Только на другой день Робеспьер решается. Нет, он не присоединяется к подготовке восстания. Он лишь дает согласие на то, чтобы другие руководили восстанием, предоставляя эту задачу Коммуне Парижа. 29 мая он произносит в Якобинском клубе слова, пронизанные страхом, безнадежностью, бессилием: «Я не могу предписать народу, какими средствами надлежит спасаться. Это не в силах отдельного человека. Это не в моих силах, ибо я изнурен четырьмя годами Революции и душераздирающим зрелищем торжества тирании и всего, что есть самого подлого и самого развращенного. Не мне указывать эти средства, ибо я снедаем длительной лихорадкой и особенно лихорадкой патриотизма. Я сказал, и в данный момент у меня нет другого долга».
Марат тоже болен. Болен не от страха, неуверенности или сомнений. Это настоящая серьезная болезнь, и Марат, будучи врачом, знал, что дни его сочтены, и спешил действовать. Еще 26 мая он тоже выступил в Якобинском клубе. Его краткая речь — это программа действий. «Заниматься разоблачением клики государственных людей значило бы попусту терять время. Эта клика достаточно хорошо известна… Важно собраться завтра, чтобы противостоять их замыслам. Важно уничтожить Чрезвычайную комиссию двенадцати, которая задумала сразить мечом закона энергичных друзей народа. Нужно, чтобы вся Гора восстала против этой презренной Комиссии, да будет она предана общественному проклятию и бесповоротно уничтожена».
Марат дает ясный и точный лозунг, хотя неясно пока, кому он его адресует: Якобинскому клубу, Конвенту или народу? Видимо, он рассчитывал подтолкнуть нерешительных, колеблющихся монтаньяров, таких, как Робеспьер, и еще более робких.

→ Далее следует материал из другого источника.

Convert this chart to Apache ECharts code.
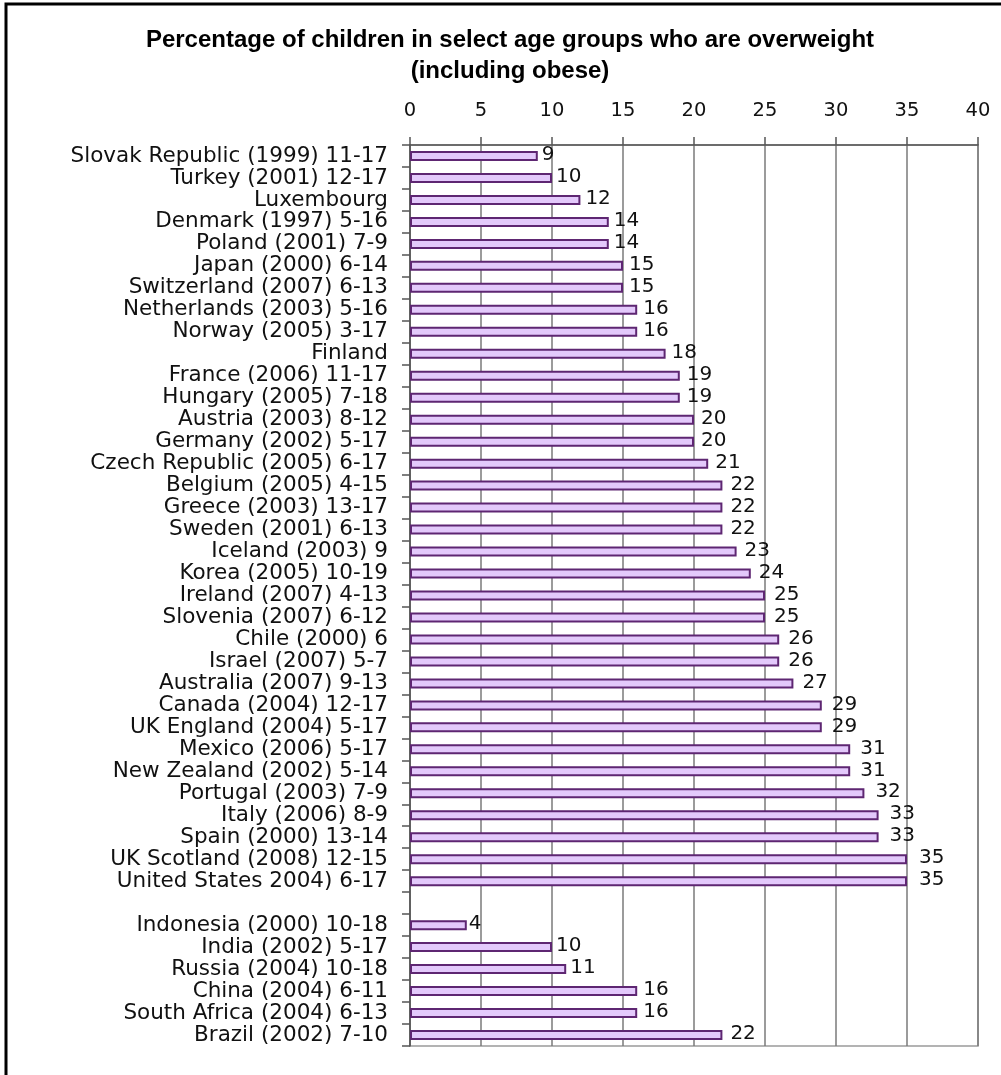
<!DOCTYPE html>
<html>
<head>
<meta charset="utf-8">
<script src="https://cdn.jsdelivr.net/npm/echarts@6/dist/echarts.min.js"></script>
<style>
html,body{margin:0;padding:0;background:#fff;}
#chart{width:1001px;height:1075px;}
</style>
</head>
<body>
<div id="chart"></div>
<script>
const titleLines = ['Percentage of children in select age groups who are overweight', '(including obese)'];
const categories = [
  'Slovak Republic (1999) 11-17', 'Turkey (2001) 12-17', 'Luxembourg', 'Denmark (1997) 5-16',
  'Poland (2001) 7-9', 'Japan (2000) 6-14', 'Switzerland (2007) 6-13', 'Netherlands (2003) 5-16',
  'Norway (2005) 3-17', 'Finland', 'France (2006) 11-17', 'Hungary (2005) 7-18',
  'Austria (2003) 8-12', 'Germany (2002) 5-17', 'Czech Republic (2005) 6-17', 'Belgium (2005) 4-15',
  'Greece (2003) 13-17', 'Sweden (2001) 6-13', 'Iceland (2003) 9', 'Korea (2005) 10-19',
  'Ireland (2007) 4-13', 'Slovenia (2007) 6-12', 'Chile (2000) 6', 'Israel (2007) 5-7',
  'Australia (2007) 9-13', 'Canada (2004) 12-17', 'UK England (2004) 5-17', 'Mexico (2006) 5-17',
  'New Zealand (2002) 5-14', 'Portugal (2003) 7-9', 'Italy (2006) 8-9', 'Spain (2000) 13-14',
  'UK Scotland (2008) 12-15', 'United States 2004) 6-17', '',
  'Indonesia (2000) 10-18', 'India (2002) 5-17', 'Russia (2004) 10-18', 'China (2004) 6-11',
  'South Africa (2004) 6-13', 'Brazil (2002) 7-10'
];
const values = [
  9, 10, 12, 14, 14, 15, 15, 16, 16, 18, 19, 19, 20, 20, 21, 22, 22, 22, 23, 24,
  25, 25, 26, 26, 27, 29, 29, 31, 31, 32, 33, 33, 35, 35, null,
  4, 10, 11, 16, 16, 22
];
const xMin = 0, xMax = 40, xInterval = 5;

// The original spreadsheet pushes value labels further from longer bars.
const seriesData = values.map(v => v === null ? null : {
  value: v,
  label: {distance: Math.round(1 + v * 0.3)}
});

const chart = echarts.init(document.getElementById('chart'), null, {renderer: 'canvas'});
chart.setOption({
  animation: false,
  backgroundColor: '#ffffff',
  title: {
    text: titleLines.join('\n'),
    left: 510,
    top: 25,
    textAlign: 'center',
    padding: 0,
    textStyle: {
      fontFamily: 'Liberation Sans, Arial, sans-serif',
      fontWeight: 'bold',
      fontSize: 24,
      lineHeight: 31,
      color: '#000'
    }
  },
  graphic: [{
    type: 'rect',
    shape: {x: 6, y: 4, width: 1200, height: 1200},
    style: {fill: 'none', stroke: '#000', lineWidth: 3},
    silent: true,
    z: 100
  }],
  grid: {
    left: 410, right: 23, top: 145, bottom: 29,
    show: true, borderColor: '#9a9a9a', borderWidth: 1.5, backgroundColor: 'transparent'
  },
  xAxis: {
    type: 'value',
    position: 'top',
    min: xMin, max: xMax, interval: xInterval,
    axisLine: {show: true, lineStyle: {color: '#555', width: 1.5}},
    axisTick: {show: true, inside: false, length: 8, lineStyle: {color: '#555', width: 1.5}},
    splitLine: {show: true, lineStyle: {color: '#7a7a7a', width: 1.5}},
    axisLabel: {
      margin: 24,
      fontFamily: 'DejaVu Sans, sans-serif',
      fontSize: 19.5,
      color: '#111'
    }
  },
  yAxis: {
    type: 'category',
    data: categories,
    inverse: true,
    axisLine: {show: true, lineStyle: {color: '#555', width: 1.5}},
    axisTick: {show: true, inside: false, length: 8, lineStyle: {color: '#555', width: 1.5}},
    splitLine: {show: false},
    axisLabel: {
      margin: 22,
      interval: 0,
      fontFamily: 'DejaVu Sans, sans-serif',
      fontSize: 21.5,
      color: '#111'
    }
  },
  series: [{
    type: 'bar',
    data: seriesData,
    barWidth: 10,
    itemStyle: {color: '#e3c9fb', borderColor: '#5e2672', borderWidth: 2},
    label: {
      show: true,
      position: 'right',
      offset: [0, -1],
      fontFamily: 'DejaVu Sans, sans-serif',
      fontSize: 20,
      color: '#111'
    }
  }]
});
</script>
</body>
</html>
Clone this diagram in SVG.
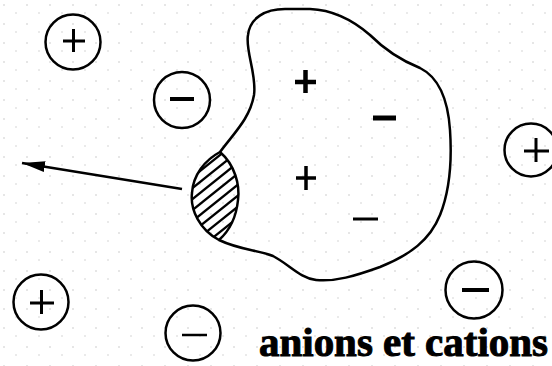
<svg xmlns="http://www.w3.org/2000/svg" width="552" height="366" viewBox="0 0 552 366">
<style>
.ion{fill:none;stroke:#000;stroke-width:2.5}
.sg{stroke:#000;fill:none}
.blob{fill:none;stroke:#000;stroke-width:2.5;stroke-linejoin:round}
.lbl{font-family:"Liberation Serif","DejaVu Serif",serif;font-weight:bold;font-size:41px;fill:#000;stroke:#000;stroke-width:1}
</style>
<defs>
<pattern id="dots" width="23" height="19" patternUnits="userSpaceOnUse">
<rect x="3" y="4" width="2" height="2" fill="#e6e6e6"/>
<rect x="15" y="12" width="2" height="2" fill="#eaeaea"/>
</pattern>
<marker id="ah" markerUnits="userSpaceOnUse" markerWidth="24" markerHeight="12" refX="23" refY="6" orient="auto">
<path d="M0,0.5 L23,6 L0,11.5 Z" fill="#000"/>
</marker>
<clipPath id="lens">
<path d="M220,152 C205,160 193,175 192,193 C190,210 200,230 219,240 C228,232 236,220 238,200 C240,185 235,165 220,152 Z"/>
</clipPath>
</defs>
<rect width="552" height="366" fill="#fff"/>
<rect width="552" height="366" fill="url(#dots)"/>
<g id="particle">
<path class="blob" d="M220,152 C235,132 250,118 254,95 C257,75 245,50 248,35 C250,18 265,9 285,9 L310,9 C335,10 355,22 370,35 C385,50 400,60 420,68 C440,78 448,100 450,130 C452,160 450,190 440,215 C430,240 410,255 380,267 C355,276 335,282 316,280 C300,278 290,265 273,256 C258,250 240,250 219,240 C200,230 190,210 192,193 C193,175 205,160 220,152 Z"/>
<path class="blob" d="M220,152 C235,165 240,185 238,200 C236,220 228,232 219,240"/>
<g clip-path="url(#lens)" stroke="#000" stroke-width="2.3">
<line x1="180" y1="176" x2="250" y2="120"/>
<line x1="180" y1="187" x2="250" y2="131"/>
<line x1="180" y1="198" x2="250" y2="142"/>
<line x1="180" y1="209" x2="250" y2="153"/>
<line x1="180" y1="220" x2="250" y2="164"/>
<line x1="180" y1="231" x2="250" y2="175"/>
<line x1="180" y1="242" x2="250" y2="186"/>
<line x1="180" y1="253" x2="250" y2="197"/>
<line x1="180" y1="264" x2="250" y2="208"/>
<line x1="180" y1="275" x2="250" y2="219"/>
<line x1="180" y1="286" x2="250" y2="230"/>
</g>
<path class="sg" stroke-width="4.5" d="M295,82 H316 M305.5,70 V93"/>
<path class="sg" stroke-width="5" d="M373,118 H396"/>
<path class="sg" stroke-width="3.5" d="M296,178 H316 M306,166 V190"/>
<path class="sg" stroke-width="3" d="M353,219 H378"/>
</g>
<g id="ion-plus-1"><circle class="ion" cx="73" cy="42" r="27.5"/><path class="sg" stroke-width="3" d="M63,41 H85 M73.5,29 V52"/></g>
<g id="ion-minus-1"><circle class="ion" cx="182" cy="100" r="28"/><path class="sg" stroke-width="4" d="M170,99 H194"/></g>
<g id="ion-plus-2"><circle class="ion" cx="531" cy="150" r="26.5"/><path class="sg" stroke-width="3" d="M524,151 H549 M536,138 V162"/></g>
<g id="ion-plus-3"><circle class="ion" cx="41" cy="302" r="27.5"/><path class="sg" stroke-width="3" d="M30,303 H54 M41.5,290 V314"/></g>
<g id="ion-minus-2"><circle class="ion" cx="193" cy="333" r="27.5"/><path class="sg" stroke-width="2.5" d="M182,335 H207"/></g>
<g id="ion-minus-3"><circle class="ion" cx="474" cy="290" r="28.5"/><path class="sg" stroke-width="4" d="M462,290 H489"/></g>
<g id="connectors">
<line x1="182" y1="189" x2="22" y2="163" stroke="#000" stroke-width="2.5" marker-end="url(#ah)"/>
</g>
<text class="lbl" x="259" y="356" textLength="289" lengthAdjust="spacingAndGlyphs">anions et cations</text>
</svg>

На другой день, 27 мая, Марат выступает в Конвенте, как только началось заседание. Он повторяет свой вчерашний лозунг, выдвинутый у якобинцев: война против Комиссии двенадцати и против клики «государственных людей», то есть против жирондистов. Он связывает социальную и политическую стороны дела: «С того момента, как был декретирован принудительный налог на богатых, вы пытаетесь расколоть секции Парижа… Если патриоты будут вынуждены прибегнуть к восстанию, то это будет вызвано вами. Я требую, чтобы эта Комиссия двенадцати была упразднена как враждебная делу свободы, которая вызовет очень скоро народное восстание, из-за пренебрежения, проявляемого к чрезмерному росту цен на продовольствие…» В этот день Конвент осаждают делегации секций, и среди народа из уст в уста переходят слова Марата: «Мы уйдем только тогда, когда убедимся в том, может ли Конвент нас спасти или надо, чтобы народ спасал себя сам».
Заседание Конвента 27 мая заслуживает того, чтобы хоть кратко рассказать о нем особо. Дело не только в том, что в конце этого очень долгого, очень бурного собрания осуществилось одно из требований Марата, чего он и сам не ожидал. В этот день обнаружилось, как народное движение начало буквально затоплять Конвент. На заседании произошла прямая непосредственная встреча монтаньяров с народом Парижа, показавшая всю сложность взаимных отношений этих двух сил.
Председательствовал на заседании все тот же Инар, который грозил уничтожить Париж. Напряженность усиливали не только обычные перепалки между двумя враждующими партиями, но делегации парижских секций, которых в этот день собралось особенно много.
Делегация от секции Сите, председателя которой Добсана арестовали вместе с Эбером, требует не только его освобождения, но и роспуска Комиссии двенадцати: «Время жалоб миновало. Мы пришли предупредить вас: спасайте Республику, либо же вставшая перед нами необходимость самим себя спасти вынудит нас это сделать…»
Председатель отвечал высокомерным отказом и назидательной речью, прерываемой возмущенными репликами левой. Затем следуют выступления, Робеспьер произносит свою сбивчивую речь, звучит реплика Дантона, выступают еще несколько депутатов… В семь часов вечера на заседание является министр внутренних дел Гара. Его известили о напряженном положении в Конвенте и вокруг него, о том, что жирондисты вызвали на всякий случай отряды Национальной гвардии из «умеренных», то есть буржуазных округов.